Fatal error. System.AccessViolationException: Attempted to read or write protected memory. This is often an indication that other memory is corrupt.
Repeat 2 times:
--------------------------------
   at TileDB.tiledbcsPINVOKE.VectorUInt64_Clear(System.Runtime.InteropServices.HandleRef)
--------------------------------
   at TileDB.VectorUInt64.Clear()
   at TileDB.TileDBBuffer`1[[System.__Canon, System.Private.CoreLib, Version=5.0.0.0, Culture=neutral, PublicKeyToken=replaced_token]].Release()
   at TileDB.TileDBBuffer`1[[System.__Canon, System.Private.CoreLib, Version=5.0.0.0, Culture=neutral, PublicKeyToken=replaced_token]].Finalize()

I was just using two identical methods with different array URIs and removed TileDB.Config for local read.

I have tried to use debugger and found that it fails when the code is trying to open an Array but I’m using array.close() and have tried to use keywork using for this object, so not sure what is the issue with opening an array for the second time. Tried to read different array as well but the same exception has been thrown

Thanks for letting us know the time for reading locally and from S3. I am trying to reproduce the problem you mentioned above and will let you know if I find out the reason. Are you using TileDB.CSharp version 2.5.0 or version 2.4.11? If you are using 2.5.0, could you try version 2.4.11.
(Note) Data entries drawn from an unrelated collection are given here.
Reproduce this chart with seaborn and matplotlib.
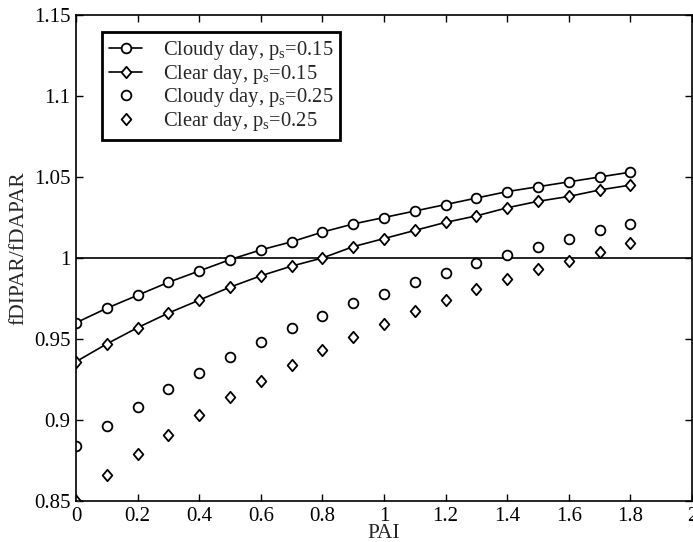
import numpy as np
import pandas as pd
import matplotlib
matplotlib.use("Agg")
import matplotlib.pyplot as plt
from matplotlib.path import Path
import seaborn as sns

pai = [0.0, 0.1, 0.2, 0.3, 0.4, 0.5, 0.6, 0.7, 0.8, 0.9,
       1.0, 1.1, 1.2, 1.3, 1.4, 1.5, 1.6, 1.7, 1.8]
cloudy_015 = [0.960, 0.969, 0.977, 0.985, 0.992, 0.999, 1.005, 1.010, 1.016, 1.021,
              1.025, 1.029, 1.033, 1.037, 1.041, 1.044, 1.047, 1.050, 1.053]
clear_015 = [0.936, 0.947, 0.957, 0.966, 0.974, 0.982, 0.989, 0.995, 1.000, 1.007,
             1.012, 1.017, 1.022, 1.026, 1.031, 1.035, 1.038, 1.042, 1.045]
cloudy_025 = [0.884, 0.896, 0.908, 0.919, 0.929, 0.939, 0.948, 0.957, 0.964, 0.972,
              0.978, 0.985, 0.991, 0.997, 1.002, 1.007, 1.012, 1.017, 1.021]
clear_025 = [0.850, 0.866, 0.879, 0.891, 0.903, 0.914, 0.924, 0.934, 0.943, 0.951,
             0.959, 0.967, 0.974, 0.981, 0.987, 0.993, 0.998, 1.004, 1.009]

labels = [r"Cloudy day, p$_{\rm s}$=0.15", r"Clear day, p$_{\rm s}$=0.15",
          r"Cloudy day, p$_{\rm s}$=0.25", r"Clear day, p$_{\rm s}$=0.25"]
xticks = [0, 0.2, 0.4, 0.6, 0.8, 1, 1.2, 1.4, 1.6, 1.8, 2]
xticklabels = ["0", "0.2", "0.4", "0.6", "0.8", "1", "1.2", "1.4", "1.6", "1.8", "2"]
yticks = [0.85, 0.9, 0.95, 1.0, 1.05, 1.1, 1.15]
yticklabels = ["0.85", "0.9", "0.95", "1", "1.05", "1.1", "1.15"]
ref_level = 1.0

sns.set_theme(style="ticks")
plt.rcParams["font.family"] = ["Liberation Serif", "DejaVu Serif"]
plt.rcParams["mathtext.fontset"] = "custom"
plt.rcParams["mathtext.rm"] = "Liberation Serif"
plt.rcParams["mathtext.it"] = "Liberation Serif:italic"

diamond = Path([(0, 1), (0.85, 0), (0, -1), (-0.85, 0), (0, 1)],
               [Path.MOVETO, Path.LINETO, Path.LINETO, Path.LINETO, Path.CLOSEPOLY])

fig = plt.figure(figsize=(6.93, 5.42), dpi=100)
ax = fig.add_axes([76 / 693, 1 - 501 / 542, 616 / 693, 486 / 542])

df = pd.DataFrame({"PAI": pai, "c15": cloudy_015, "d15": clear_015,
                   "c25": cloudy_025, "d25": clear_025})

common = dict(color="black", markerfacecolor="white", markeredgecolor="black",
              markeredgewidth=1.3, linewidth=1.2)
sns.lineplot(data=df, x="PAI", y="c15", ax=ax, marker="o", markersize=7,
             label=labels[0], **common)
sns.lineplot(data=df, x="PAI", y="d15", ax=ax, marker=diamond, markersize=8.2,
             label=labels[1], **common)
sns.lineplot(data=df, x="PAI", y="c25", ax=ax, marker="o", markersize=7,
             linestyle="none", label=labels[2], **common)
sns.lineplot(data=df, x="PAI", y="d25", ax=ax, marker=diamond, markersize=8.2,
             linestyle="none", label=labels[3], **common)
ax.axhline(ref_level, color="black", linewidth=1.2, zorder=1)

ax.set_xlim(0, 2)
ax.set_ylim(0.85, 1.15)
ax.set_xticks(xticks)
ax.set_xticklabels(xticklabels)
ax.set_yticks(yticks)
ax.set_yticklabels(yticklabels)
ax.tick_params(direction="in", top=True, right=True, length=5, width=1,
               labelsize=15, pad=4, colors="black")
for s in ax.spines.values():
    s.set_linewidth(1.2)
    s.set_color("black")
ax.set_xlabel("PAI", fontsize=15.5, labelpad=-1)
ax.set_ylabel("fDIPAR/fDAPAR", fontsize=15.5)
ax.yaxis.set_label_coords(-0.077, 0.52)

leg = ax.legend(loc="upper left", bbox_to_anchor=(0.042, 0.965), borderaxespad=0,
                fontsize=14.8, frameon=True, fancybox=False, handlelength=1.6,
                handletextpad=1.0, labelspacing=0.03, borderpad=0.35)
leg.get_frame().set_edgecolor("black")
leg.get_frame().set_linewidth(2)
leg.get_frame().set_alpha(1)

fig.savefig("out.png", dpi=100)
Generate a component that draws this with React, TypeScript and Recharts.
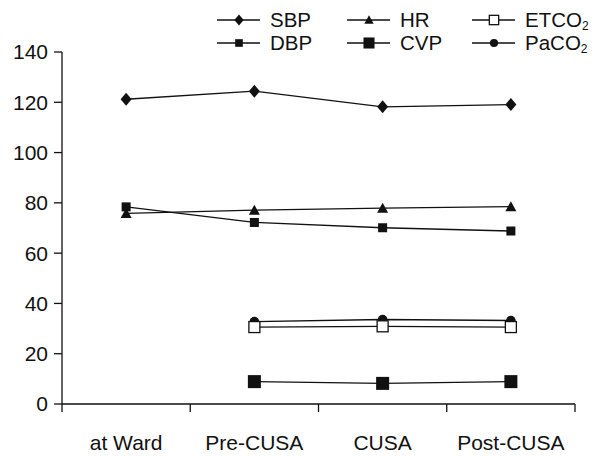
import { Line, LineChart, XAxis, YAxis } from "recharts";

const stages = ["at Ward", "Pre-CUSA", "CUSA", "Post-CUSA"];
const sbp = [121.2, 124.4, 118.2, 119.1];
const dbp = [78.4, 72.2, 70.1, 68.8];
const hr = [75.8, 77.1, 77.9, 78.5];
const cvp = [null, 8.9, 8.2, 8.9];
const paco2 = [null, 32.8, 33.6, 33.2];
const etco2 = [null, 30.6, 30.9, 30.6];
const yTicks = [0, 20, 40, 60, 80, 100, 120, 140];

const data = stages.map((name, i) => ({
  x: i + 0.5,
  name,
  sbp: sbp[i],
  dbp: dbp[i],
  hr: hr[i],
  cvp: cvp[i],
  paco2: paco2[i],
  etco2: etco2[i],
}));

const xTicks = [0, 0.5, 1, 1.5, 2, 2.5, 3, 3.5, 4];
const FONT = "'Liberation Sans', Arial, sans-serif";
const INK = "#111";

type Kind = "diamond" | "triangle" | "smallSquare" | "bigSquare" | "openSquare" | "circle";

function Marker({ kind, cx, cy, s = 1 }: { kind: Kind; cx: number; cy: number; s?: number }) {
  if (cx == null || cy == null) return null;
  switch (kind) {
    case "diamond":
      return (
        <polygon
          points={`${cx},${cy - 6.5 * s} ${cx + 5.5 * s},${cy} ${cx},${cy + 6.5 * s} ${cx - 5.5 * s},${cy}`}
          fill={INK}
        />
      );
    case "triangle":
      return (
        <polygon
          points={`${cx},${cy - 5.5 * s} ${cx + 5.5 * s},${cy + 4.5 * s} ${cx - 5.5 * s},${cy + 4.5 * s}`}
          fill={INK}
        />
      );
    case "smallSquare":
      return <rect x={cx - 4.5 * s} y={cy - 4.5 * s} width={9 * s} height={9 * s} fill={INK} />;
    case "bigSquare":
      return <rect x={cx - 6.5 * s} y={cy - 6.5 * s} width={13 * s} height={13 * s} fill={INK} />;
    case "openSquare":
      return (
        <rect
          x={cx - 5.5 * s}
          y={cy - 5.5 * s}
          width={11 * s}
          height={11 * s}
          fill="#fff"
          stroke={INK}
          strokeWidth={1.3}
        />
      );
    case "circle":
      return <circle cx={cx} cy={cy} r={4.8 * s} fill={INK} />;
  }
}

const dotFor = (kind: Kind) => (props: any) =>
  <Marker key={`${kind}-${props.index}`} kind={kind} cx={props.cx} cy={props.cy} />;

function XTick(props: any) {
  const { x, y, payload } = props;
  const v = payload.value as number;
  if (Number.isInteger(v)) {
    return <line x1={x} x2={x} y1={y} y2={y + 8} stroke={INK} strokeWidth={1.3} />;
  }
  return (
    <text x={x} y={y + 46} textAnchor="middle" fontSize={21} fill={INK} fontFamily={FONT}>
      {stages[Math.floor(v)]}
    </text>
  );
}

const legendItems: { label: string; sub?: string; kind: Kind; col: number; row: number }[] = [
  { label: "SBP", kind: "diamond", col: 0, row: 0 },
  { label: "HR", kind: "triangle", col: 1, row: 0 },
  { label: "ETCO", sub: "2", kind: "openSquare", col: 2, row: 0 },
  { label: "DBP", kind: "smallSquare", col: 0, row: 1 },
  { label: "CVP", kind: "bigSquare", col: 1, row: 1 },
  { label: "PaCO", sub: "2", kind: "circle", col: 2, row: 1 },
];
const legendCols = [217, 347, 472];
const legendRows = [20, 43];

function ChartLegend() {
  return (
    <svg width={602} height={60} style={{ position: "absolute", left: 0, top: 0 }}>
      {legendItems.map((it) => {
        const x0 = legendCols[it.col];
        const y = legendRows[it.row];
        return (
          <g key={it.label}>
            <line x1={x0} x2={x0 + 43} y1={y} y2={y} stroke={INK} strokeWidth={1.3} />
            <Marker kind={it.kind} cx={x0 + 22} cy={y} s={0.85} />
            <text x={x0 + 53} y={y + 7} fontSize={20.5} fill={INK} fontFamily={FONT}>
              {it.label}
              {it.sub && (
                <tspan fontSize={12} dy={3}>
                  {it.sub}
                </tspan>
              )}
            </text>
          </g>
        );
      })}
    </svg>
  );
}

export default function App() {
  const common = { stroke: INK, strokeWidth: 1.3, isAnimationActive: false, connectNulls: false };
  return (
    <div style={{ position: "absolute", left: 0, top: 0, width: 602, height: 456, background: "#fff" }}>
      <LineChart width={602} height={456} data={data} margin={{ top: 52, right: 27, bottom: 0, left: 0 }}>
        <XAxis
          dataKey="x"
          type="number"
          domain={[0, 4]}
          ticks={xTicks}
          interval={0}
          height={52}
          tickLine={false}
          tickSize={0}
          tickMargin={0}
          tick={<XTick />}
          axisLine={{ stroke: INK, strokeWidth: 1.3 }}
        />
        <YAxis
          domain={[0, 140]}
          ticks={yTicks}
          interval={0}
          width={62}
          tickSize={8}
          tickMargin={6}
          tick={{ fontSize: 21, fill: INK, fontFamily: FONT }}
          tickLine={{ stroke: INK, strokeWidth: 1.3 }}
          axisLine={{ stroke: INK, strokeWidth: 1.3 }}
        />
        <Line dataKey="sbp" type="linear" {...common} dot={dotFor("diamond")} />
        <Line dataKey="dbp" type="linear" {...common} dot={dotFor("smallSquare")} />
        <Line dataKey="hr" type="linear" {...common} dot={dotFor("triangle")} />
        <Line dataKey="cvp" type="linear" {...common} dot={dotFor("bigSquare")} />
        <Line dataKey="paco2" type="linear" {...common} dot={dotFor("circle")} />
        <Line dataKey="etco2" type="linear" {...common} dot={dotFor("openSquare")} />
      </LineChart>
      <ChartLegend />
    </div>
  );
}
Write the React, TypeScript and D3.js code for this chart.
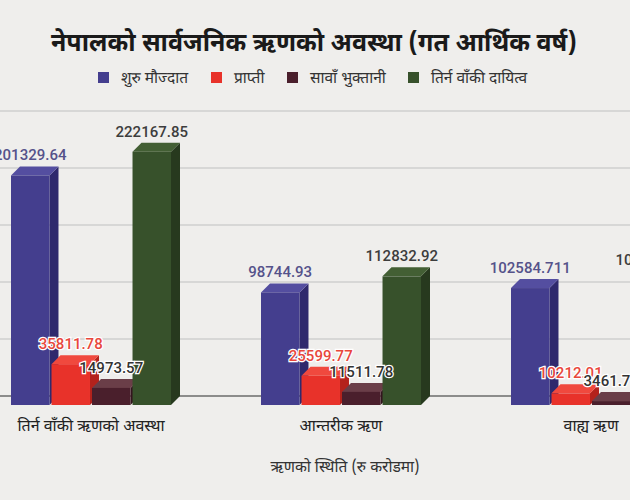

Have tried 2.4.7, 2.4.9, 2.4.11 and 2.5.0 version but this issue appears in all of the versions.
Code that I’m using to read:

public static (int[], int[], string[], int[], int[]) ReadBufferArray(string arrayUri, int elementCount)
{
	Stopwatch sw = new Stopwatch();
	sw.Start();

	TileDB.Config config = new TileDB.Config();

	config.set("vfs.s3.scheme", "https");
	config.set("vfs.s3.region", "us-east-1");
	config.set("vfs.s3.endpoint_override", "");
	config.set("vfs.s3.aws_access_key_id", "access_key");
	config.set("vfs.s3.aws_secret_access_key", "secret_key");
	config.set("vfs.s3.use_virtual_addressing", "True");

	using TileDB.Context ctx = new TileDB.Context(config);

	// Declaring buffers
	TileDB.TileDBBuffer<int> xBuffer = new TileDB.TileDBBuffer<int>();
	TileDB.TileDBBuffer<int> yBuffer = new TileDB.TileDBBuffer<int>();
	TileDB.TileDBBuffer<string> data1Buffer = new TileDB.TileDBBuffer<string>();
	TileDB.TileDBBuffer<int> data2Buffer = new TileDB.TileDBBuffer<int>();
	TileDB.TileDBBuffer<int> data3Buffer = new TileDB.TileDBBuffer<int>();

	// Initializing buffers
	xBuffer.Init(elementCount, false, false);
	yBuffer.Init(elementCount, false, false);
	data1Buffer.Init(elementCount, true, false, elementCount * 16);
	data2Buffer.Init(elementCount, false, false);
	data3Buffer.Init(elementCount, false, false);

	using TileDB.Array array = new TileDB.Array(ctx, arrayUri, TileDB.QueryType.TILEDB_READ);

	using TileDB.Query query = new TileDB.Query(ctx, array, TileDB.QueryType.TILEDB_READ);

	query.set_layout(TileDB.LayoutType.TILEDB_UNORDERED);
	query.set_buffer("x", xBuffer.DataIntPtr, xBuffer.BufferSize, xBuffer.ElementDataSize);
	query.set_buffer("y", yBuffer.DataIntPtr, yBuffer.BufferSize, yBuffer.ElementDataSize);
	query.set_buffer_with_offsets("data1", data1Buffer.DataIntPtr, data1Buffer.BufferSize, data1Buffer.ElementDataSize, data1Buffer.Offsets);
	query.set_buffer("data2", data2Buffer.DataIntPtr, data2Buffer.BufferSize, data2Buffer.ElementDataSize);
	query.set_buffer("data3", data3Buffer.DataIntPtr, data3Buffer.BufferSize, data3Buffer.ElementDataSize);

	query.submit();
	query.finalize();

	using TileDB.MapStringVectorUInt64 resultBufferElements = query.result_buffer_elements();

	array.close();

	ulong dataLength = 0;
	ulong bufferSize = 0;

	foreach (var kv in resultBufferElements)
	{
		if(kv.Key =="data1")
		{
			dataLength = kv.Value[0];
			bufferSize = kv.Value[1];     
		}
	}

	string[] dataString = data1Buffer.UnPackStringArray((int)bufferSize, (int)dataLength);

	sw.Stop();
	Console.WriteLine($"Read time: {sw.Elapsed}");

	return (xBuffer.Data, yBuffer.Data, dataString, data2Buffer.Data, data3Buffer.Data);
}

Maybe something is wrong in this code I’m using, so please let me know if I need to fix something in this method to make it work

Hi! Are there any updates on this?

Hi @vodohleb, we will have a C# package update released soon with a lot of improvements along with update to the TileDB Core version. @Bin_Deng is going to update and test the example above with the latest versions.